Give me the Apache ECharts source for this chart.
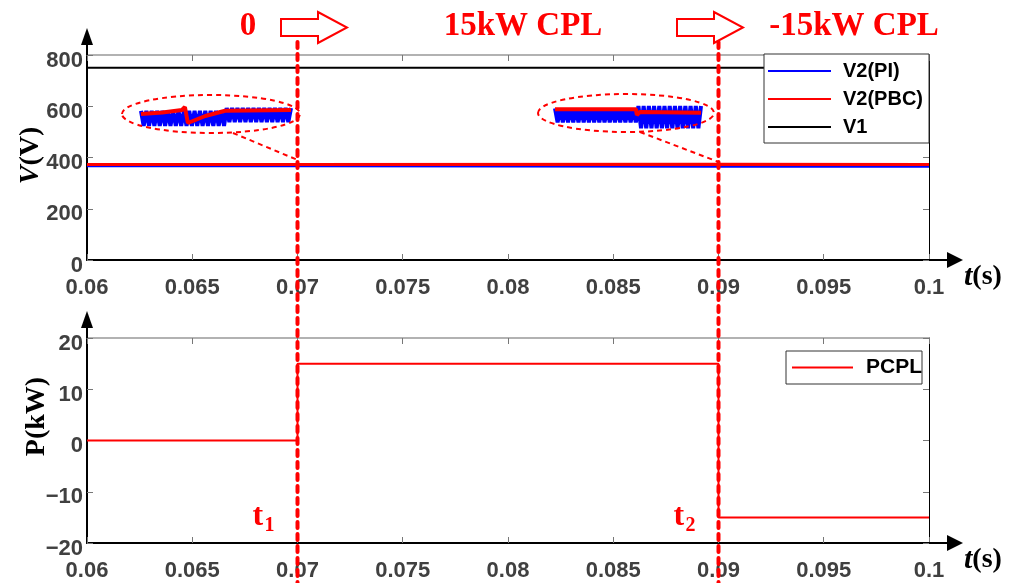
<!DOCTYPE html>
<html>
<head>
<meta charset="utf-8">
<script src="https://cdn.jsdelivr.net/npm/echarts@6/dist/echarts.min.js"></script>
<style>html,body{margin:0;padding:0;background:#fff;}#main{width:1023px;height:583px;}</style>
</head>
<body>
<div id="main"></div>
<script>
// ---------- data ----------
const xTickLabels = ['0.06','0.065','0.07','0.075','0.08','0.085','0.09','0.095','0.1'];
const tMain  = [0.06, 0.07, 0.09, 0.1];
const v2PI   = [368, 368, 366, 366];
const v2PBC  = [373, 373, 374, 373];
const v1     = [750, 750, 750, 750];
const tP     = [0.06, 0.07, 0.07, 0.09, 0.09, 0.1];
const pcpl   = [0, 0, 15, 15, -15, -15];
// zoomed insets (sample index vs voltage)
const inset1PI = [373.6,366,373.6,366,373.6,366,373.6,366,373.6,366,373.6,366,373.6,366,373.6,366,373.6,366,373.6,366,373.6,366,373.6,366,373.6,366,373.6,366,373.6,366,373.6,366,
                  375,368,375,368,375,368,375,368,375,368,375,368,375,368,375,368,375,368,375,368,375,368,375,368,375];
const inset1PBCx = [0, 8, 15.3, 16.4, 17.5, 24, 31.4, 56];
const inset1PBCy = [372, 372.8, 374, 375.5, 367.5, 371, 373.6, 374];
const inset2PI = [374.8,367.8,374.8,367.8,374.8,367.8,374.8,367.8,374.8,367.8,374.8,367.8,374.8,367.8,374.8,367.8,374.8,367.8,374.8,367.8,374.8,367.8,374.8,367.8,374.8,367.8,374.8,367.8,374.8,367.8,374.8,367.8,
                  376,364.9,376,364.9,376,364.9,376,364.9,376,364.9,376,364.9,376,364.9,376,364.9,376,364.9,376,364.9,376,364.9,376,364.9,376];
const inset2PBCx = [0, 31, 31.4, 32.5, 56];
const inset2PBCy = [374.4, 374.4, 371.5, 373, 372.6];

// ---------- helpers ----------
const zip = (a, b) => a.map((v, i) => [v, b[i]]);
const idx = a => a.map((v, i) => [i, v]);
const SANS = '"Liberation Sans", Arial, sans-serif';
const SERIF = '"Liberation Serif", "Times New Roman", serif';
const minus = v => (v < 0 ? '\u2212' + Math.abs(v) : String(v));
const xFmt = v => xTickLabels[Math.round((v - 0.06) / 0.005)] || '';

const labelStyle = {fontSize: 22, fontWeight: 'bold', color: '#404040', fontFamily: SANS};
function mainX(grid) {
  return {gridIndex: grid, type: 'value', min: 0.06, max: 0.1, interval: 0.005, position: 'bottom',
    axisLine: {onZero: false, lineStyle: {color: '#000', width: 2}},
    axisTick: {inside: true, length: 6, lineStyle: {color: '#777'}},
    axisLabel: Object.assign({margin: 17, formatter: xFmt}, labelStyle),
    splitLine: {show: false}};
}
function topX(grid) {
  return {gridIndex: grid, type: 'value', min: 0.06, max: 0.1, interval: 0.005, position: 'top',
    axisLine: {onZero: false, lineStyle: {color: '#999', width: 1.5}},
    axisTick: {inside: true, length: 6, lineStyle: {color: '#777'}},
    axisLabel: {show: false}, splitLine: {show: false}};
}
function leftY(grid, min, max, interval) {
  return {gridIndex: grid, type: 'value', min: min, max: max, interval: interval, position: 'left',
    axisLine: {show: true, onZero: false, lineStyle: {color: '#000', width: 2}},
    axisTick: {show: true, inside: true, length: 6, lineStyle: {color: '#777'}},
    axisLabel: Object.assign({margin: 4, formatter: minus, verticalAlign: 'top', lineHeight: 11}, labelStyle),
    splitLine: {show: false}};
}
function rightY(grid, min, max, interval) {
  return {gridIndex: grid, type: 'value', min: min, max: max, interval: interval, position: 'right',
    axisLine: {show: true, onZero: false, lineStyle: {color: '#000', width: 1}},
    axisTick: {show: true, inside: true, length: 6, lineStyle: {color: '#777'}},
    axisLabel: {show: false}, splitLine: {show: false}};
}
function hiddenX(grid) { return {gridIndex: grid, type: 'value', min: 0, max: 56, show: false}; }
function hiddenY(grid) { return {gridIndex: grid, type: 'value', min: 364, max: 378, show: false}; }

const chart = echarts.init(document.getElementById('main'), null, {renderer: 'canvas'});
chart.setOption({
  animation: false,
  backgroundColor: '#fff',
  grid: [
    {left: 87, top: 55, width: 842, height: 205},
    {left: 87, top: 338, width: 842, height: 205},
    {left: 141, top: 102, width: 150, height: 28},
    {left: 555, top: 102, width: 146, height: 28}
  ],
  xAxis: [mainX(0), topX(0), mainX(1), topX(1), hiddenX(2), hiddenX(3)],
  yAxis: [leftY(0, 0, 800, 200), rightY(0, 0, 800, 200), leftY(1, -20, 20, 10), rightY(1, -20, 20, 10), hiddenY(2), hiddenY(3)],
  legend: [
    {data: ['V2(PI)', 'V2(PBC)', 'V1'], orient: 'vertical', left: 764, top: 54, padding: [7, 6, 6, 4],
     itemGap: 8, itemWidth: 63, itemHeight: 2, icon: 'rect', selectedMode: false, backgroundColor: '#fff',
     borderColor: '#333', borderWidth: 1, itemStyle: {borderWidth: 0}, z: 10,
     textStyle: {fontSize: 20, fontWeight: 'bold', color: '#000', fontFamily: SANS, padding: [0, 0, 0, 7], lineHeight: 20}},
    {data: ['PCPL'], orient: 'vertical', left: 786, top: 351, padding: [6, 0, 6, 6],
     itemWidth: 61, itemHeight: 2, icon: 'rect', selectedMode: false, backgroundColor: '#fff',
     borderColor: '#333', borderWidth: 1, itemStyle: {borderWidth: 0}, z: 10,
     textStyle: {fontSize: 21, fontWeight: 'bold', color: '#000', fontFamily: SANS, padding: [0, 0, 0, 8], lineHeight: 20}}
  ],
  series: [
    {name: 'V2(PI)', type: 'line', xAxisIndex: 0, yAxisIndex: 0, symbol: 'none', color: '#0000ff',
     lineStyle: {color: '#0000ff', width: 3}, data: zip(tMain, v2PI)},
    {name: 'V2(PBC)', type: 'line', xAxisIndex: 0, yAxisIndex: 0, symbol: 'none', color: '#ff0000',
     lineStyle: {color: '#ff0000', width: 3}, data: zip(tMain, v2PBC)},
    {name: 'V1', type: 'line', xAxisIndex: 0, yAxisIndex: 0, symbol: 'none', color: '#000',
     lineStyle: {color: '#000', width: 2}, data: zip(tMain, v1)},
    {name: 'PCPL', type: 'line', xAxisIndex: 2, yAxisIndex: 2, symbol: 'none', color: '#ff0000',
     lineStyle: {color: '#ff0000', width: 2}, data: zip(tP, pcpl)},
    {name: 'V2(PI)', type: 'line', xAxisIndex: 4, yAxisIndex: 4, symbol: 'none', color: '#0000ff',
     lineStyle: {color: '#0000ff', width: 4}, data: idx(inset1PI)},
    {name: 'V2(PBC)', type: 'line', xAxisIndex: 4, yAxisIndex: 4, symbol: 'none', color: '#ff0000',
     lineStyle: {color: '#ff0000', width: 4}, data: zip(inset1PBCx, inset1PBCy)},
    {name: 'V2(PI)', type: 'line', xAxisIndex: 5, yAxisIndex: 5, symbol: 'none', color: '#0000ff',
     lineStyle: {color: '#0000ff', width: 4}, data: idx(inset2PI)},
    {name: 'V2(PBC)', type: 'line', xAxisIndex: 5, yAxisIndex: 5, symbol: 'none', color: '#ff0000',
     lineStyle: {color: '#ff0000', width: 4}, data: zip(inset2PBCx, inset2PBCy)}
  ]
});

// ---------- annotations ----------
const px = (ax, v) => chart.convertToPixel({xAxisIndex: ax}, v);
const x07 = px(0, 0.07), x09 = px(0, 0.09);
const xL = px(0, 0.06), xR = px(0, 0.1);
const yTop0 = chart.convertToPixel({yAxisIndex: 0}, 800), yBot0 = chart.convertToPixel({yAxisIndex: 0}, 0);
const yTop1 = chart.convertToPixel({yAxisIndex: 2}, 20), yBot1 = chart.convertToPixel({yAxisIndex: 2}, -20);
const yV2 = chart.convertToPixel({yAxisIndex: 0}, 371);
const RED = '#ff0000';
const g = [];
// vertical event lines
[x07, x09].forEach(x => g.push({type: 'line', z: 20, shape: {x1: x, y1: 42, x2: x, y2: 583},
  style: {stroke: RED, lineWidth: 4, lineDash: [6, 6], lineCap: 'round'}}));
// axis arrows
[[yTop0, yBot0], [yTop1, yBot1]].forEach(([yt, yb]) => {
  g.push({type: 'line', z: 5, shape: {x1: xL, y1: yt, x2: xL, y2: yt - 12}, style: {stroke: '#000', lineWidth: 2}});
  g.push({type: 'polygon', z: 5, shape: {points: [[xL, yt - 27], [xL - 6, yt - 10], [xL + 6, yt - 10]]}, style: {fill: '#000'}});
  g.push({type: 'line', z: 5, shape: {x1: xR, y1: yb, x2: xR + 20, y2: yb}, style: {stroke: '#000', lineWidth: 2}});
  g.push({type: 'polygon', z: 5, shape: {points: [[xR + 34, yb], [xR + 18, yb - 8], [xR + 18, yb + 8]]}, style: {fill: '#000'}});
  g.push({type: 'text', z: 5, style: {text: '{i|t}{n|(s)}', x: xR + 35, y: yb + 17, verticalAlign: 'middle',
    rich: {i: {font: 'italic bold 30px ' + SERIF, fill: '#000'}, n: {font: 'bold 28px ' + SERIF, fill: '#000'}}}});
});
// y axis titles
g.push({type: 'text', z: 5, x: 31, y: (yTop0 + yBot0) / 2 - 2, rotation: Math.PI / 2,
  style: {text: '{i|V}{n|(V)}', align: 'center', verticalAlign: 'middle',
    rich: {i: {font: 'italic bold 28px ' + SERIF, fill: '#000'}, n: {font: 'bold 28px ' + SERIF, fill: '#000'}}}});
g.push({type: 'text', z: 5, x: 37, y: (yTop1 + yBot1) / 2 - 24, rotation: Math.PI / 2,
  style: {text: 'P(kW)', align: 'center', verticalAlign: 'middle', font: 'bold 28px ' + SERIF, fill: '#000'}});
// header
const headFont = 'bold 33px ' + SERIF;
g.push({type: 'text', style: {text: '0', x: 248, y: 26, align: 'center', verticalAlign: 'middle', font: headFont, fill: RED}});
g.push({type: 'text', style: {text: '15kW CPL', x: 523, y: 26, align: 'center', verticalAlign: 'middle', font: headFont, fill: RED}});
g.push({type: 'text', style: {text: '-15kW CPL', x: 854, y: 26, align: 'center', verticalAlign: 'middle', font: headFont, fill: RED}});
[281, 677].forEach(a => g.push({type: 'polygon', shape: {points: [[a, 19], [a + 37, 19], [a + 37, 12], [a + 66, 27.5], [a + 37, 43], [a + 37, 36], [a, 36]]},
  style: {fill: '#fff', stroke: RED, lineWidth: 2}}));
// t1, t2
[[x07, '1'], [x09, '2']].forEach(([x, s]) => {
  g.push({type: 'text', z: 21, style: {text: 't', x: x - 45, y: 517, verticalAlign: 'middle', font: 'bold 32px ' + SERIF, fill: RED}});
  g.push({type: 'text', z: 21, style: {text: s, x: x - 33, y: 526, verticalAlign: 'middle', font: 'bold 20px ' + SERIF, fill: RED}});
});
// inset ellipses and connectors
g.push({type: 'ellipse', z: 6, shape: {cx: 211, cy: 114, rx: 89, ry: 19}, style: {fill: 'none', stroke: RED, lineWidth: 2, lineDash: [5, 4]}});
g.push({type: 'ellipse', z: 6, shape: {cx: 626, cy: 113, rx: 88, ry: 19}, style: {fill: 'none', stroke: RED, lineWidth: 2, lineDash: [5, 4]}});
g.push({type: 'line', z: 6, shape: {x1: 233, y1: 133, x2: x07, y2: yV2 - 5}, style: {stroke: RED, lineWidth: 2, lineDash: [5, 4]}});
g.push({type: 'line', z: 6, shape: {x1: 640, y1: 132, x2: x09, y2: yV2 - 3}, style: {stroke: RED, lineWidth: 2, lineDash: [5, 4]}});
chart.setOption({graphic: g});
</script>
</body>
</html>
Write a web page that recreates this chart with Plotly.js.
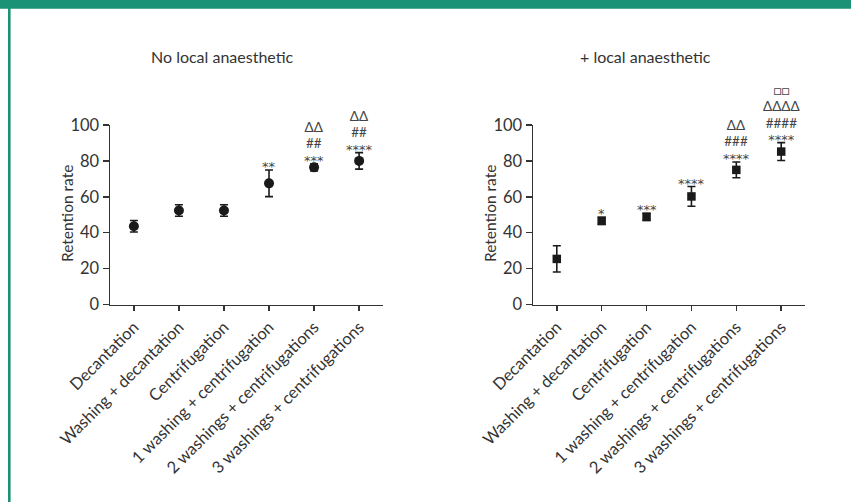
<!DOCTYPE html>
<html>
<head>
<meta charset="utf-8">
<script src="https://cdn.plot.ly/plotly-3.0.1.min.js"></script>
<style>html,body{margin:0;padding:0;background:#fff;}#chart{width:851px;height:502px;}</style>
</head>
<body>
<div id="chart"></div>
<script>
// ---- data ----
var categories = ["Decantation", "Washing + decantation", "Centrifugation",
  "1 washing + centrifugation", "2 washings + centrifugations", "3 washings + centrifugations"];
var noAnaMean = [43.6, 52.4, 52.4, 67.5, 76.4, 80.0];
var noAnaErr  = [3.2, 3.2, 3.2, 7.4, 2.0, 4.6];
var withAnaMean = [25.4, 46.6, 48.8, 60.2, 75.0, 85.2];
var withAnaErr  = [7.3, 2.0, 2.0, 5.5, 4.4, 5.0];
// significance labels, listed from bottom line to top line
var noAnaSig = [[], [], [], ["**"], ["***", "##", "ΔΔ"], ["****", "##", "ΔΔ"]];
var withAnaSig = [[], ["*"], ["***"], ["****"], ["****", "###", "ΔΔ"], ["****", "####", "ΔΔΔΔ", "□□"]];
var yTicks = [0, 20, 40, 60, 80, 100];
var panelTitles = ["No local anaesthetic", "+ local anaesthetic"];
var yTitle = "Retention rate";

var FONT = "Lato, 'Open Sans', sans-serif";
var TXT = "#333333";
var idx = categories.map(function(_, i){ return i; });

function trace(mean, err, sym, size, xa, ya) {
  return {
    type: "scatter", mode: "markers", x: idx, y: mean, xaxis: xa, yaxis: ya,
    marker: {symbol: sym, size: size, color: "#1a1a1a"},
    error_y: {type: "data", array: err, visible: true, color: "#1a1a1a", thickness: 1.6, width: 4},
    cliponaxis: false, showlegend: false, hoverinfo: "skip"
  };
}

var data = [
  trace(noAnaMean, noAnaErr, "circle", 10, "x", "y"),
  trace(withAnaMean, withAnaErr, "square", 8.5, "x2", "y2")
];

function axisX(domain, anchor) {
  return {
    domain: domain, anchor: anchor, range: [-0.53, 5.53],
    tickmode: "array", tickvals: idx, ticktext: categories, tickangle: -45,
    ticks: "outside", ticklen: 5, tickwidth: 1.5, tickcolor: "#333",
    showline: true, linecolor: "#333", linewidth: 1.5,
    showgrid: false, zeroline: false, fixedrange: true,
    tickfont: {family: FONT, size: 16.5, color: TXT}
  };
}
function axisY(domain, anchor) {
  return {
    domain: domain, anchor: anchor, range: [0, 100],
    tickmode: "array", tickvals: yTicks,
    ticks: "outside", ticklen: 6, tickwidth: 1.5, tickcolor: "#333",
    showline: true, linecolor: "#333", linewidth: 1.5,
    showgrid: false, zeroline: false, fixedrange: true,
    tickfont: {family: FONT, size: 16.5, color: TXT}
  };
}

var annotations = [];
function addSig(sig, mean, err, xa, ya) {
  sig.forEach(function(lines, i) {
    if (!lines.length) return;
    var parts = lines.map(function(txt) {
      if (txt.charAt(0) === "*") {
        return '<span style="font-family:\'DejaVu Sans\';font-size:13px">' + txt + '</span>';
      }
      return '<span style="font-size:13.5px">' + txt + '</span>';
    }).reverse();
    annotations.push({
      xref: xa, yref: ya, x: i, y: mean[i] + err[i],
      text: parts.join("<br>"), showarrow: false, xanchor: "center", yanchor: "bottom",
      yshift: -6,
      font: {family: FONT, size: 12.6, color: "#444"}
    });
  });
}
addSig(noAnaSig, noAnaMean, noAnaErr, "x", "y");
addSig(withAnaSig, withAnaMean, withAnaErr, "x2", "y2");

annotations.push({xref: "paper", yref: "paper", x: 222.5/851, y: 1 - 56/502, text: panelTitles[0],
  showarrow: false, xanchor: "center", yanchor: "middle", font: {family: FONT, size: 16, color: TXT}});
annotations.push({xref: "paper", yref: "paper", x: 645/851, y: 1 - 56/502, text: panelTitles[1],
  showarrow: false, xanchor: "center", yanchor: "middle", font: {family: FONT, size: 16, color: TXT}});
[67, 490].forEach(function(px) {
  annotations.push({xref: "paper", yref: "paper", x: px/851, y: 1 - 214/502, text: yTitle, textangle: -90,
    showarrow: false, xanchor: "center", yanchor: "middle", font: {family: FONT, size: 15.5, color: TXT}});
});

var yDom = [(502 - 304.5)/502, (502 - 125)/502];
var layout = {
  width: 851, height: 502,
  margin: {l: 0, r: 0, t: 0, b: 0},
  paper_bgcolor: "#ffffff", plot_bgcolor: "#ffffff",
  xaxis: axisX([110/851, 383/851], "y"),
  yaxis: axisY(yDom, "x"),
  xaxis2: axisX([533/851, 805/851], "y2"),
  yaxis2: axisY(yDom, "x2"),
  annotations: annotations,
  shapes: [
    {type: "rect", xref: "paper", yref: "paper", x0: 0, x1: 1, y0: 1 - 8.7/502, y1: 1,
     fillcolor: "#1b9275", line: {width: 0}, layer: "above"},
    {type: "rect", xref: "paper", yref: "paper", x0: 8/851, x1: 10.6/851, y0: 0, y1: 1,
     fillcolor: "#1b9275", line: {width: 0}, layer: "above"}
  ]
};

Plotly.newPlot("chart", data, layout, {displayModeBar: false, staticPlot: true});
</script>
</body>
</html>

### [Task prompt]
Of the lines above, copy each that contains "this".

### [Answer for the task]
Give me the Apache ECharts source for this chart.
Write a web page that recreates this chart with Plotly.js.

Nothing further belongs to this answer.